Thursday, 30 July 2009

Revenge of the Creature (1955)

Revenge of the Creature was the first of two sequels to The Creature from the Black Lagoon. Although it was made in 1954 and bears a superficial resemblance to other movies of the 50s that mixed sci-fi and horror elements The Creature from the Black Lagoon was really a throwback to the golden age of Universal monster movies. Like the best of those movies It has a monster with whom we can feel a fair bit of sympathy, and it proved to be a substantial hit for Universal.

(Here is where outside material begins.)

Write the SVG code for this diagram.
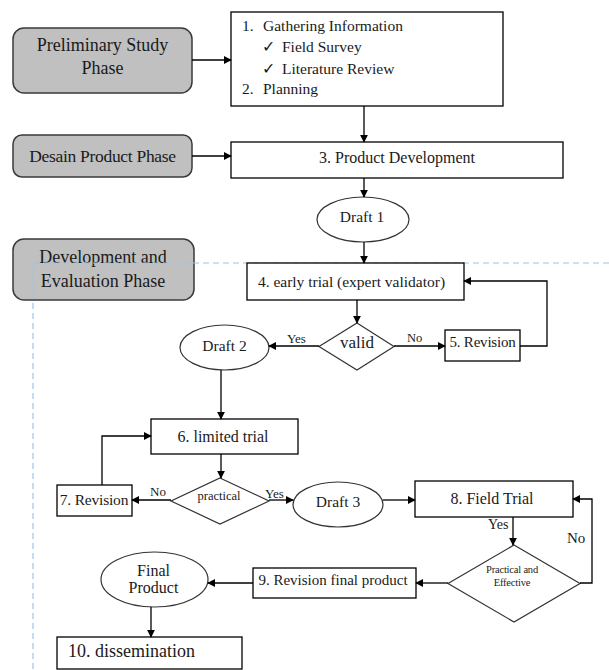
<svg xmlns="http://www.w3.org/2000/svg" width="609" height="670" viewBox="0 0 609 670">
<style>
text{font-family:"Liberation Serif","Times New Roman",serif;fill:#1a1a1a}
.phase{fill:#c0c0c0;stroke:#3a3a3a;stroke-width:1.5}
.box{fill:#fff;stroke:#000;stroke-width:1.3}
.dia{fill:#fff;stroke:#333;stroke-width:1.2}
.ell{fill:#fff;stroke:#333;stroke-width:1.2}
.c line,.c polyline{stroke:#000;stroke-width:1.3;fill:none}
.t18{font-size:18px}
.t16{font-size:16px}
.t15{font-size:15.5px}
.t13{font-size:13px}
</style>
<defs>
<marker id="ah" viewBox="0 0 10 10" refX="9" refY="5" markerWidth="8" markerHeight="8" markerUnits="userSpaceOnUse" orient="auto">
<path d="M0,0 L10,5 L0,10 z" fill="#000"/>
</marker>
</defs>
<rect x="0" y="0" width="609" height="670" fill="#fff"/>

<g id="phase1"><rect class="phase" x="13" y="28" width="179" height="65" rx="11"/>
<text class="t18" x="102.5" y="51" text-anchor="middle">Preliminary Study</text>
<text class="t18" x="102.5" y="74" text-anchor="middle">Phase</text></g>
<g id="phase2"><rect class="phase" x="13" y="135" width="179" height="42" rx="9"/>
<text x="102.5" y="162" text-anchor="middle" font-size="17.5" letter-spacing="-0.3">Desain Product Phase</text></g>
<g id="phase3"><rect class="phase" x="13" y="239" width="181" height="61" rx="11"/>
<text class="t18" x="103" y="263" text-anchor="middle">Development and</text>
<text class="t18" x="103" y="287" text-anchor="middle">Evaluation Phase</text></g>

<g id="dashed"><path d="M33,263 H609 M33,263 V670" stroke="#9dc3e6" stroke-width="1.2" stroke-dasharray="6,4" fill="none"/></g>

<g id="n1"><rect class="box" x="231" y="12" width="272" height="94"/>
<text class="t15" x="242" y="31">1.</text><text class="t15" x="263" y="31">Gathering Information</text>
<text class="t15" x="262" y="52">✓</text><text class="t15" x="282" y="52">Field Survey</text>
<text class="t15" x="262" y="74">✓</text><text class="t15" x="282" y="74">Literature Review</text>
<text class="t15" x="242" y="94">2.</text><text class="t15" x="263" y="94">Planning</text></g>
<g id="n3"><rect class="box" x="231" y="142" width="332" height="36"/>
<text class="t16" x="397" y="163" text-anchor="middle">3. Product Development</text></g>
<g id="draft1"><ellipse class="ell" cx="363" cy="219.5" rx="46" ry="22.5"/>
<text class="t15" x="362" y="222" text-anchor="middle">Draft 1</text></g>
<g id="n4"><rect class="box" x="247" y="263" width="217" height="37"/>
<text class="t15" x="351.5" y="287" text-anchor="middle">4. early trial (expert validator)</text></g>
<g id="valid"><polygon class="dia" points="357,323 394,346.5 357,370 319,346.5"/>
<text x="357" y="348" text-anchor="middle" font-size="17">valid</text></g>
<g id="n5"><rect class="box" x="445" y="330" width="75" height="31"/>
<text x="482.5" y="347" text-anchor="middle" font-size="15" letter-spacing="-0.2">5. Revision</text></g>
<g id="draft2"><ellipse class="ell" cx="224.5" cy="347.5" rx="44.5" ry="22.5"/>
<text class="t15" x="224.5" y="351" text-anchor="middle">Draft 2</text></g>
<g id="n6"><rect class="box" x="151" y="419" width="147" height="35"/>
<text class="t16" x="223" y="442" text-anchor="middle">6. limited trial</text></g>
<g id="practical"><polygon class="dia" points="220,478 269,501 220,524 171,501"/>
<text x="219" y="500" text-anchor="middle" font-size="12.5">practical</text></g>
<g id="n7"><rect class="box" x="57" y="485" width="75" height="31"/>
<text x="94" y="505" text-anchor="middle" font-size="15.5" letter-spacing="-0.2">7. Revision</text></g>
<g id="draft3"><ellipse class="ell" cx="338" cy="504.5" rx="45" ry="22.5"/>
<text class="t15" x="338" y="507" text-anchor="middle">Draft 3</text></g>
<g id="n8"><rect class="box" x="415" y="481" width="158" height="36"/>
<text class="t16" x="492" y="504" text-anchor="middle">8. Field Trial</text></g>
<g id="pe"><polygon class="dia" points="514,545 580,583.5 514,622 448,583.5"/>
<text x="512" y="573" text-anchor="middle" font-size="10.5" letter-spacing="-0.2">Practical and</text>
<text x="512" y="586" text-anchor="middle" font-size="10.5" letter-spacing="-0.2">Effective</text></g>
<g id="n9"><rect class="box" x="253" y="568" width="163" height="30"/>
<text x="333" y="585" text-anchor="middle" font-size="15">9. Revision final product</text></g>
<g id="final"><ellipse class="ell" cx="154.5" cy="579.5" rx="53.5" ry="27.5"/>
<text class="t16" x="153.5" y="576" text-anchor="middle">Final</text>
<text class="t16" x="153.5" y="593" text-anchor="middle">Product</text></g>
<g id="n10"><rect class="box" x="57" y="637" width="185" height="32"/>
<text class="t18" x="68" y="657">10. dissemination</text></g>

<g id="connectors" class="c">
<line x1="192" y1="60" x2="231" y2="60" marker-end="url(#ah)"/>
<line x1="192" y1="156" x2="231" y2="156" marker-end="url(#ah)"/>
<line x1="364" y1="106" x2="364" y2="142" marker-end="url(#ah)"/>
<line x1="364" y1="178" x2="364" y2="197" marker-end="url(#ah)"/>
<line x1="364" y1="242" x2="364" y2="263" marker-end="url(#ah)"/>
<line x1="357" y1="300" x2="357" y2="323" marker-end="url(#ah)"/>
<line x1="394" y1="346" x2="445" y2="346" marker-end="url(#ah)"/>
<polyline points="520,346 547,346 547,281 464,281" marker-end="url(#ah)"/>
<line x1="319" y1="346" x2="269" y2="346" marker-end="url(#ah)"/>
<line x1="221" y1="370" x2="221" y2="419" marker-end="url(#ah)"/>
<line x1="221" y1="454" x2="221" y2="478" marker-end="url(#ah)"/>
<line x1="171" y1="500" x2="132" y2="500" marker-end="url(#ah)"/>
<polyline points="102,485 102,436 151,436" marker-end="url(#ah)"/>
<line x1="269" y1="500" x2="293" y2="500" marker-end="url(#ah)"/>
<line x1="383" y1="500" x2="415" y2="500" marker-end="url(#ah)"/>
<line x1="513" y1="517" x2="513" y2="545" marker-end="url(#ah)"/>
<polyline points="580,583 592,583 592,499 573,499" marker-end="url(#ah)"/>
<line x1="448" y1="583" x2="416" y2="583" marker-end="url(#ah)"/>
<line x1="253" y1="583" x2="208" y2="583" marker-end="url(#ah)"/>
<line x1="151" y1="607" x2="151" y2="637" marker-end="url(#ah)"/>
<text x="287" y="343" font-size="13">Yes</text>
<text x="407" y="342" font-size="12.5">No</text>
<text x="150" y="496" font-size="13">No</text>
<text x="265" y="498" font-size="13">Yes</text>
<text x="488" y="529" font-size="14">Yes</text>
<text x="567" y="543" font-size="15">No</text>
</g>
</svg>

In this sequel the gill-man has been captured and taken to an oceanarium in Florida to be studied by eager scientists. Scientists like Professor Clete Ferguson (John Agar). Of course you weren’t a real scientist in those days unless you had a beautiful female assistant, and that’s where Helen Dobson (Lori Nelson) comes in. Naturally the hunky professor falls in love with the glamorous blonde Helen, but he has a rival in the form of the man who captured the creature, the equally hunky Joe Hayes. He also has another rival, but he doesn’t know it yet. It’s strange that he doesn’t realise this, because it’s a well-known fact that all monsters have a serious weakness for beautiful human females, especially if they happen to be blonde as well. The monster escapes from his tank and runs amok. He kills a number of men, but he spares a woman and her child. Like the classic Universal monsters he has a human side as well, and is capable of feeling compassion. He’s also capable of other human feelings, because when he tracks down the luckless Helen he doesn’t kill her but carries her off. This was the 50s so it couldn’t be explicitly stated that his motivations were sexual but the hints are fairly obvious.

Jack Arnold, who directed the first Creature film, returns for the sequel and does a more than competent job. The cast is adequate, with Lori Nelson being an appealing heroine. The underwater sequences are skillfully executed. Like the first picture it raises disturbing questions about who is really the monster (the scientists’ ideas about studying the creature seem more akin to torture than to genuine scientific investigation consisting as they mostly of delivering electric shocks to the unfortunate gill-man with a cattle prod). So why does Revenge of the Creature fall rather flat? The main problem is the change of locale. Not only does Florida lack the mystique of the exotic Amazon setting of the first movie, it also fatally weakens the menace of the gill-man. Let’s face it, he’s not a particularly terrifying monster. He doesn’t have supernatural powers, and he’s the size of an average human. What made him scary in the first film was that he was on his home ground, able to exploit his knowledge of his home territory, and those hunting him were a handful of people isolated in the middle of the jungle. But when you put him in the contemporary United States, it’s hard to see him as much of a threat. You can’t help feeling that one cop with a gun should be sufficient to deal with this particular threat to civilisation.

There’s some breathtakingly sexist dialogue, with Helen’s two admirers not just discussing her like she’s a piece of livestock they’re negotiating to buy, but doing it right in front of her. But it was the 50s, and that’s what you get in 1950s movies. The scientists are extremely unsympathetic in other ways. The degree of callousness that they display towards the gill-man must have shocked even 1950s audiences, but it does serve to make the creature as much a victim as a monster and I would assume that was the intended effect. While it’s nowhere near as good as the first film it’s still quite entertaining.

The Legacy Collection DVd looks superb, and features a reasonably interesting commentary track with Lori Nelson and a couple of horror movie experts whose names I’ve forgotten.

And look out for Clint Eastwood making his movie debut, providing the comic relief as an inept lab assistant!